__Problem requirements__: Drop the pictures, then extract the listing word for word.

__Material provided__:
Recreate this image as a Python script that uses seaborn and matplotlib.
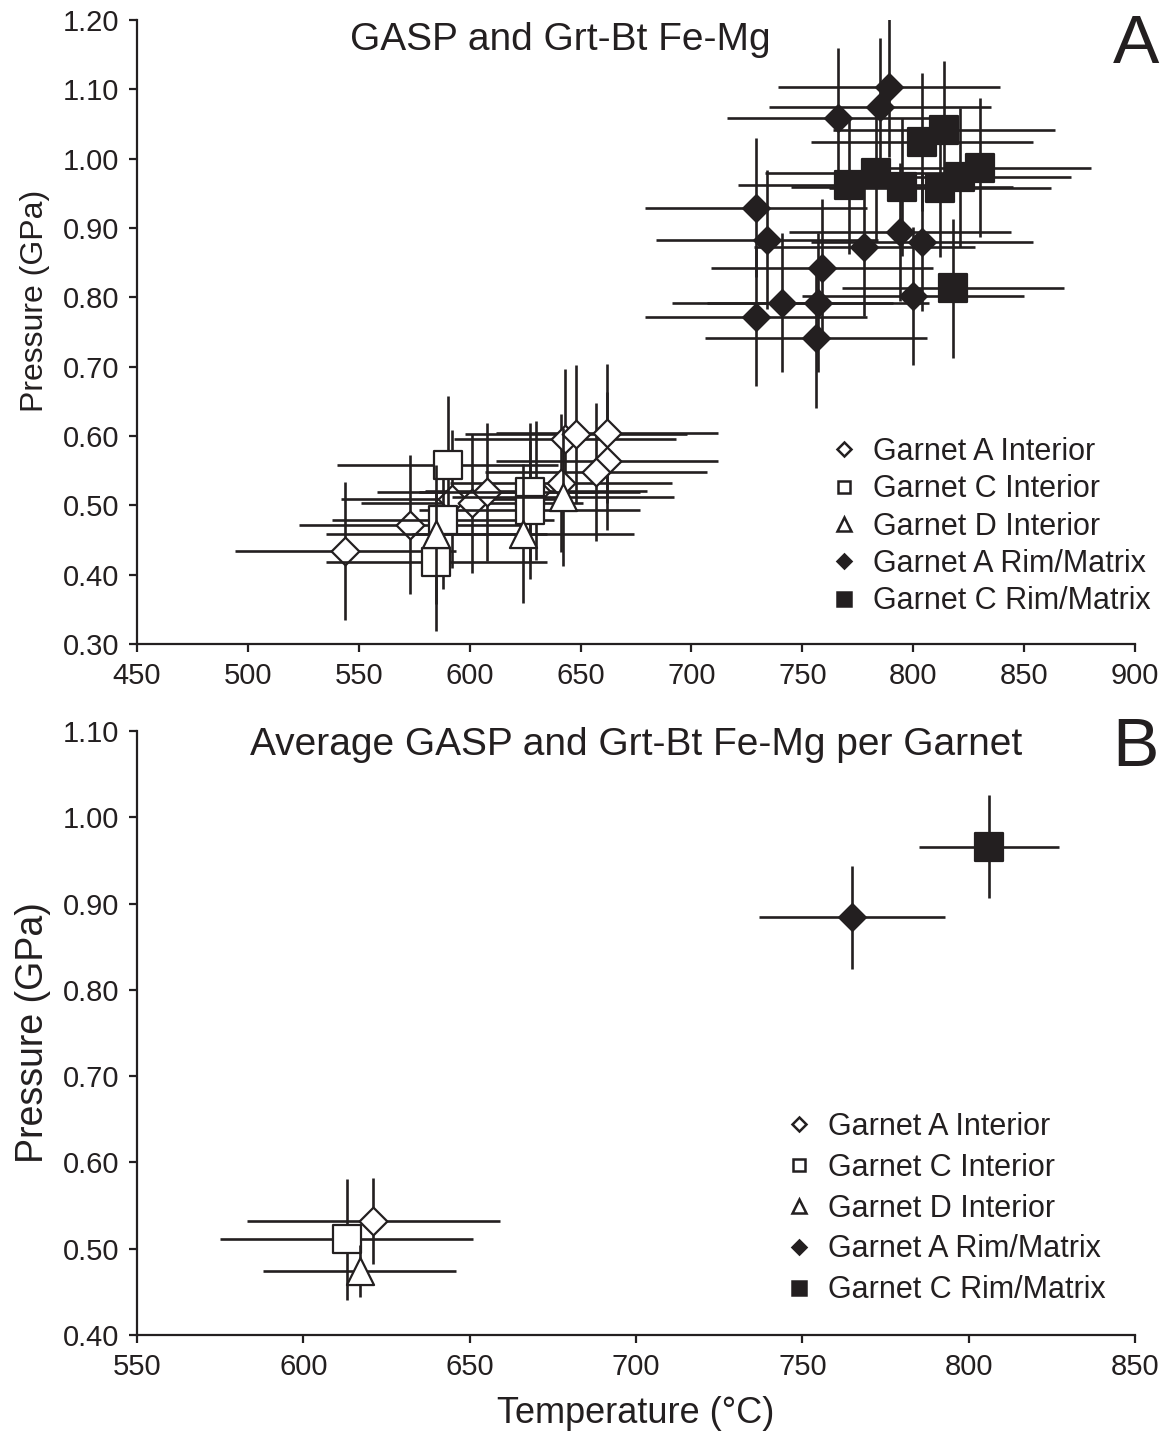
import matplotlib
matplotlib.use("Agg")
import matplotlib.pyplot as plt
from matplotlib.lines import Line2D
import seaborn as sns

# ---- Panel A: individual GASP + Grt-Bt Fe-Mg results (T in degC, P in GPa)
a_int_T = [544, 573, 592, 601, 608, 630, 641, 643, 648, 662, 662, 657]
a_int_P = [0.434, 0.472, 0.509, 0.503, 0.519, 0.521, 0.532, 0.596, 0.603, 0.604, 0.564, 0.548]
c_int_T = [590, 588, 585, 627, 627]
c_int_P = [0.558, 0.479, 0.418, 0.519, 0.493]
d_int_T = [585, 624, 642]
d_int_P = [0.458, 0.459, 0.512]
a_rim_T = [789, 785, 766, 729, 734, 759, 778, 794, 804, 800, 741, 757, 729, 756]
a_rim_P = [1.103, 1.074, 1.059, 0.929, 0.883, 0.842, 0.873, 0.894, 0.880, 0.802,
           0.792, 0.792, 0.772, 0.741]
c_rim_T = [804, 814, 771, 783, 795, 812, 821, 830, 818]
c_rim_P = [1.024, 1.041, 0.962, 0.979, 0.959, 0.958, 0.973, 0.987, 0.813]
T_err_a = 50
P_err_a = 0.10

# ---- Panel B: averages per garnet
avg_labels = ["Garnet A Interior", "Garnet C Interior", "Garnet D Interior",
              "Garnet A Rim/Matrix", "Garnet C Rim/Matrix"]
avg_T = [621, 613, 617, 765, 806]
avg_P = [0.532, 0.511, 0.474, 0.884, 0.966]
avg_T_err = [38, 38, 29, 28, 21]
avg_P_err = [0.05, 0.07, 0.03, 0.06, 0.06]

INK = "#231f20"

sns.set_theme(style="ticks")
plt.rcParams["font.family"] = ["Liberation Sans", "DejaVu Sans"]
plt.rcParams["axes.linewidth"] = 1.6
plt.rcParams["xtick.major.width"] = 1.6
plt.rcParams["ytick.major.width"] = 1.6
plt.rcParams["xtick.major.size"] = 6
plt.rcParams["ytick.major.size"] = 6
plt.rcParams["xtick.color"] = INK
plt.rcParams["ytick.color"] = INK
plt.rcParams["axes.edgecolor"] = INK

# (marker, scatter size, legend size, filled)
styles = [("D", 200, 7.0, False), ("s", 390, 9.0, False), ("^", 380, 9.5, False),
          ("D", 185, 7.0, True), ("s", 395, 9.5, True)]

fig = plt.figure(figsize=(11.65, 14.32), dpi=100)
axA = fig.add_axes([0.1176, 0.5503, 0.8567, 0.4358])
axB = fig.add_axes([0.1176, 0.0677, 0.8567, 0.4218])


def draw(ax, T, P, xerr, yerr, style, z):
    marker, size, _, filled = style
    ax.errorbar(T, P, xerr=xerr, yerr=yerr, fmt="none", ecolor=INK,
                elinewidth=1.9, capsize=0, zorder=z)
    sns.scatterplot(x=T, y=P, marker=marker, s=size,
                    color=INK if filled else "white", edgecolor=INK,
                    linewidth=1.6, zorder=z + 0.5, legend=False, ax=ax)


seriesA = [(a_int_T, a_int_P), (c_int_T, c_int_P), (d_int_T, d_int_P),
           (a_rim_T, a_rim_P), (c_rim_T, c_rim_P)]
for i, (T, P) in enumerate(seriesA):
    draw(axA, T, P, T_err_a, P_err_a, styles[i], 2 + i)

for i in range(len(avg_labels)):
    draw(axB, [avg_T[i]], [avg_P[i]], avg_T_err[i], avg_P_err[i], styles[i], 2 + i)

handles = [Line2D([], [], ls="none", marker=m, ms=ls_, mew=1.8, mec=INK,
                  mfc=INK if f else "white") for m, _, ls_, f in styles]


def finish(ax, xlim, ylim, xstep, ystep, ylab_size):
    ax.set_xlim(*xlim)
    ax.set_ylim(*ylim)
    n = int(round((xlim[1] - xlim[0]) / xstep))
    ax.set_xticks([xlim[0] + k * xstep for k in range(n + 1)])
    m = int(round((ylim[1] - ylim[0]) / ystep))
    yt = [ylim[0] + k * ystep for k in range(m + 1)]
    ax.set_yticks(yt)
    ax.set_yticklabels([f"{v:.2f}" for v in yt])
    ax.tick_params(labelsize=21, pad=7, colors=INK, labelcolor=INK)
    ax.set_ylabel("Pressure (GPa)", fontsize=ylab_size, color=INK, labelpad=8)
    ax.set_xlabel("")
    sns.despine(ax=ax)
    ax.spines["left"].set_color(INK)
    ax.spines["bottom"].set_color(INK)


finish(axA, (450, 900), (0.30, 1.20), 50, 0.10, 23)
finish(axB, (550, 850), (0.40, 1.10), 50, 0.10, 27)
axA.yaxis.set_label_coords(-0.087, 0.55)
axB.set_xlabel("Temperature (\u00b0C)", fontsize=26, color=INK, labelpad=11)

fig.text(0.4807, 0.972, "GASP and Grt-Bt Fe-Mg", fontsize=28, color=INK,
         ha="center", va="center")
fig.text(0.546, 0.4797, "Average GASP and Grt-Bt Fe-Mg per Garnet", fontsize=28,
         color=INK, ha="center", va="center")
fig.text(0.975, 0.9686, "A", fontsize=50, color=INK, ha="center", va="center")
fig.text(0.975, 0.4777, "B", fontsize=50, color=INK, ha="center", va="center")

axA.legend(handles, avg_labels, loc="upper left", bbox_to_anchor=(0.7112, 0.6948),
           bbox_transform=fig.transFigure, frameon=False, fontsize=22,
           handlelength=1.0, handletextpad=0.45, labelspacing=0.24,
           borderpad=0, borderaxespad=0, labelcolor=INK)
axB.legend(handles, avg_labels, loc="upper left", bbox_to_anchor=(0.6725, 0.2235),
           bbox_transform=fig.transFigure, frameon=False, fontsize=22,
           handlelength=1.0, handletextpad=0.45, labelspacing=0.355,
           borderpad=0, borderaxespad=0, labelcolor=INK)

fig.savefig("out.png", dpi=100)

__Solution for this task__:
Recreate this image as a Python script that uses seaborn and matplotlib.
import matplotlib
matplotlib.use("Agg")
import matplotlib.pyplot as plt
from matplotlib.lines import Line2D
import seaborn as sns

# ---- Panel A: individual GASP + Grt-Bt Fe-Mg results (T in degC, P in GPa)
a_int_T = [544, 573, 592, 601, 608, 630, 641, 643, 648, 662, 662, 657]
a_int_P = [0.434, 0.472, 0.509, 0.503, 0.519, 0.521, 0.532, 0.596, 0.603, 0.604, 0.564, 0.548]
c_int_T = [590, 588, 585, 627, 627]
c_int_P = [0.558, 0.479, 0.418, 0.519, 0.493]
d_int_T = [585, 624, 642]
d_int_P = [0.458, 0.459, 0.512]
a_rim_T = [789, 785, 766, 729, 734, 759, 778, 794, 804, 800, 741, 757, 729, 756]
a_rim_P = [1.103, 1.074, 1.059, 0.929, 0.883, 0.842, 0.873, 0.894, 0.880, 0.802,
           0.792, 0.792, 0.772, 0.741]
c_rim_T = [804, 814, 771, 783, 795, 812, 821, 830, 818]
c_rim_P = [1.024, 1.041, 0.962, 0.979, 0.959, 0.958, 0.973, 0.987, 0.813]
T_err_a = 50
P_err_a = 0.10

# ---- Panel B: averages per garnet
avg_labels = ["Garnet A Interior", "Garnet C Interior", "Garnet D Interior",
              "Garnet A Rim/Matrix", "Garnet C Rim/Matrix"]
avg_T = [621, 613, 617, 765, 806]
avg_P = [0.532, 0.511, 0.474, 0.884, 0.966]
avg_T_err = [38, 38, 29, 28, 21]
avg_P_err = [0.05, 0.07, 0.03, 0.06, 0.06]

INK = "#231f20"

sns.set_theme(style="ticks")
plt.rcParams["font.family"] = ["Liberation Sans", "DejaVu Sans"]
plt.rcParams["axes.linewidth"] = 1.6
plt.rcParams["xtick.major.width"] = 1.6
plt.rcParams["ytick.major.width"] = 1.6
plt.rcParams["xtick.major.size"] = 6
plt.rcParams["ytick.major.size"] = 6
plt.rcParams["xtick.color"] = INK
plt.rcParams["ytick.color"] = INK
plt.rcParams["axes.edgecolor"] = INK

# (marker, scatter size, legend size, filled)
styles = [("D", 200, 7.0, False), ("s", 390, 9.0, False), ("^", 380, 9.5, False),
          ("D", 185, 7.0, True), ("s", 395, 9.5, True)]

fig = plt.figure(figsize=(11.65, 14.32), dpi=100)
axA = fig.add_axes([0.1176, 0.5503, 0.8567, 0.4358])
axB = fig.add_axes([0.1176, 0.0677, 0.8567, 0.4218])


def draw(ax, T, P, xerr, yerr, style, z):
    marker, size, _, filled = style
    ax.errorbar(T, P, xerr=xerr, yerr=yerr, fmt="none", ecolor=INK,
                elinewidth=1.9, capsize=0, zorder=z)
    sns.scatterplot(x=T, y=P, marker=marker, s=size,
                    color=INK if filled else "white", edgecolor=INK,
                    linewidth=1.6, zorder=z + 0.5, legend=False, ax=ax)


seriesA = [(a_int_T, a_int_P), (c_int_T, c_int_P), (d_int_T, d_int_P),
           (a_rim_T, a_rim_P), (c_rim_T, c_rim_P)]
for i, (T, P) in enumerate(seriesA):
    draw(axA, T, P, T_err_a, P_err_a, styles[i], 2 + i)

for i in range(len(avg_labels)):
    draw(axB, [avg_T[i]], [avg_P[i]], avg_T_err[i], avg_P_err[i], styles[i], 2 + i)

handles = [Line2D([], [], ls="none", marker=m, ms=ls_, mew=1.8, mec=INK,
                  mfc=INK if f else "white") for m, _, ls_, f in styles]


def finish(ax, xlim, ylim, xstep, ystep, ylab_size):
    ax.set_xlim(*xlim)
    ax.set_ylim(*ylim)
    n = int(round((xlim[1] - xlim[0]) / xstep))
    ax.set_xticks([xlim[0] + k * xstep for k in range(n + 1)])
    m = int(round((ylim[1] - ylim[0]) / ystep))
    yt = [ylim[0] + k * ystep for k in range(m + 1)]
    ax.set_yticks(yt)
    ax.set_yticklabels([f"{v:.2f}" for v in yt])
    ax.tick_params(labelsize=21, pad=7, colors=INK, labelcolor=INK)
    ax.set_ylabel("Pressure (GPa)", fontsize=ylab_size, color=INK, labelpad=8)
    ax.set_xlabel("")
    sns.despine(ax=ax)
    ax.spines["left"].set_color(INK)
    ax.spines["bottom"].set_color(INK)


finish(axA, (450, 900), (0.30, 1.20), 50, 0.10, 23)
finish(axB, (550, 850), (0.40, 1.10), 50, 0.10, 27)
axA.yaxis.set_label_coords(-0.087, 0.55)
axB.set_xlabel("Temperature (\u00b0C)", fontsize=26, color=INK, labelpad=11)

fig.text(0.4807, 0.972, "GASP and Grt-Bt Fe-Mg", fontsize=28, color=INK,
         ha="center", va="center")
fig.text(0.546, 0.4797, "Average GASP and Grt-Bt Fe-Mg per Garnet", fontsize=28,
         color=INK, ha="center", va="center")
fig.text(0.975, 0.9686, "A", fontsize=50, color=INK, ha="center", va="center")
fig.text(0.975, 0.4777, "B", fontsize=50, color=INK, ha="center", va="center")

axA.legend(handles, avg_labels, loc="upper left", bbox_to_anchor=(0.7112, 0.6948),
           bbox_transform=fig.transFigure, frameon=False, fontsize=22,
           handlelength=1.0, handletextpad=0.45, labelspacing=0.24,
           borderpad=0, borderaxespad=0, labelcolor=INK)
axB.legend(handles, avg_labels, loc="upper left", bbox_to_anchor=(0.6725, 0.2235),
           bbox_transform=fig.transFigure, frameon=False, fontsize=22,
           handlelength=1.0, handletextpad=0.45, labelspacing=0.355,
           borderpad=0, borderaxespad=0, labelcolor=INK)

fig.savefig("out.png", dpi=100)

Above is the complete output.